How to Test an Inverter

How are inverters tested? Introduction to testing reasons and precautions

Overview

Inverters play an extremely important role in household appliances and industrial machinery. Inverters consist of electronic circuitry, and there are many situations in which they need to be tested, including product performance testing, maintenance testing, and inspections in the event of a malfunction or failure.

This page provides an easy-to-understand introduction to the principal types of inverter testing, the reasons behind such testing, precautions that should be borne in mind when carrying it out, and related topics.

What is an inverter?

Inverters are used in a variety of settings where they’re needed to drive equipment ranging from electric products to large industrial machinery by varying the speed of their motors. They play two principal roles:

Converting direct current (DC) into alternating current (AC)

Although the frequency and other specifics vary by region, AC power sources in principle have constant voltage and frequency. Since different machines have different frequency and voltage requirements, a circuit known as a converter is used to convert AC current from the power grid to a DC current, and then an inverter is used to convert the DC current to an AC current with the frequency and voltage required by the machinery being driven.

Varying the speed of a motor

Inverters can be used to vary the speed of motors. A machine can be difficult to use when its motor operates at a constant speed, which could cause the machine to start moving abruptly or require it to operate at full speed all the time.
Controlling the speed of motors with an inverter allows machinery to be used efficiently.

Why is inverter testing necessary?

As introduced above, inverters play an extremely important role in a variety of electric products and machinery. Additionally, inverters themselves consist of extremely precise circuitry. For that reason, they must be tested thoroughly to verify their condition.

Product performance testing

Products with an inverter that’s not in optimal condition fail to serve their purpose. When completing a product or machine, manufacturers check whether the inverter is operating as designed.

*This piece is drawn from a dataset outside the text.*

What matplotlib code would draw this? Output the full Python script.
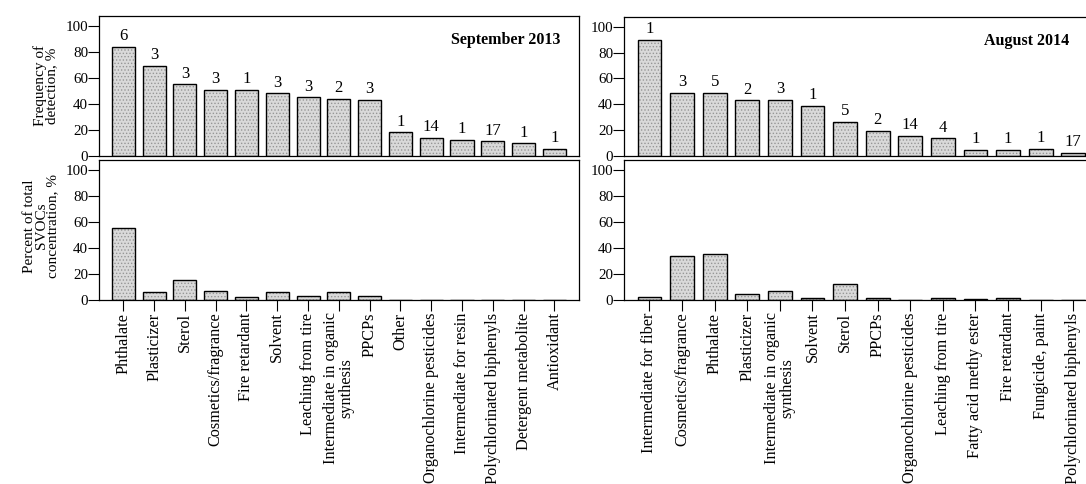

Measure The Power Conversion Efficiency of Inverters

Regular testing for maintenance

There are a variety of types of inverter systems, and once a device used to control a piece of equipment like a machine or pump–for example, an inverter panel–fails, it’s too late for testing. Regular testing is necessary to check for inverter issues and signs of impending failures or malfunctions.

Pinpointing malfunctions

When a malfunction occurs, repairs can’t be carried out until the part that malfunctioned is identified. Inverter testing is necessary in order to check for malfunctions of the inverter.

Inverter insulation resistance testing and voltage/current measurement

This section introduces insulation resistance testing and voltage/current measurement, two tasks that are sometimes used in inverter testing.

  • Insulation Testers

  • Digital Multimeters

  • Clamp Meters

Insulation resistance measurement

Insulation resistance testing is used to check for degradation in wire insulation. Such testing is performed not only after problems are found, but also on a regular basis to prevent such issues as part of a maintenance regime.

Primary-side voltage and current measurement

When measuring the voltage and current on the primary side of an inverter, distortions in waveforms can cause differences in measured values. Consequently, it's necessary to use a true RMS voltmeter (digital multimeter) and current meter (clamp meter).

Secondary-side voltage and current measurement

On the secondary side of an inverter, the voltage and current’s fundamental wave includes harmonic components. When measuring the voltage on the secondary side of an inverter, you’ll typically only need the value for the fundamental wave. Please choose a true RMS voltmeter with a filter function that can eliminate harmonic components. You’ll also need a true RMS current meter.

Low-pass filter function

Precautions for inverter insulation resistance testing and voltage/current measurement

Several precautions should be borne in mind when carrying out inverter insulation resistance testing and voltage/current measurement.

Insulation resistance testing

Resistance is measured between the terminals and ground while applying a 500 V test voltage, and the measured value is checked to ensure it is at least 5 MΩ. Insulation resistance measurement consists of applying a high voltage and checking the insulation. Be sure to observe the inspection locations and applied voltages specified by the inverter’s manufacturer when making measurements.

Secondary-side voltage and current measurement

Since the waveform’s frequency varies on the secondary side of the inverter, it’s necessary to take the fundamental wave’s frequency range into account when choosing a voltmeter and current meter.

Summary

Inverters can be used to control motor speed in a fine-grained manner by converting DC to AC. They’re used in a variety of settings where they’re needed to drive equipment ranging from electric products to large industrial machinery. Inverter testing is performed in a variety of situations, including to check product quality, manage maintenance, and pinpoint malfunctions.

Why not use the test methods and precautions introduced in this page to try testing an inverter yourself?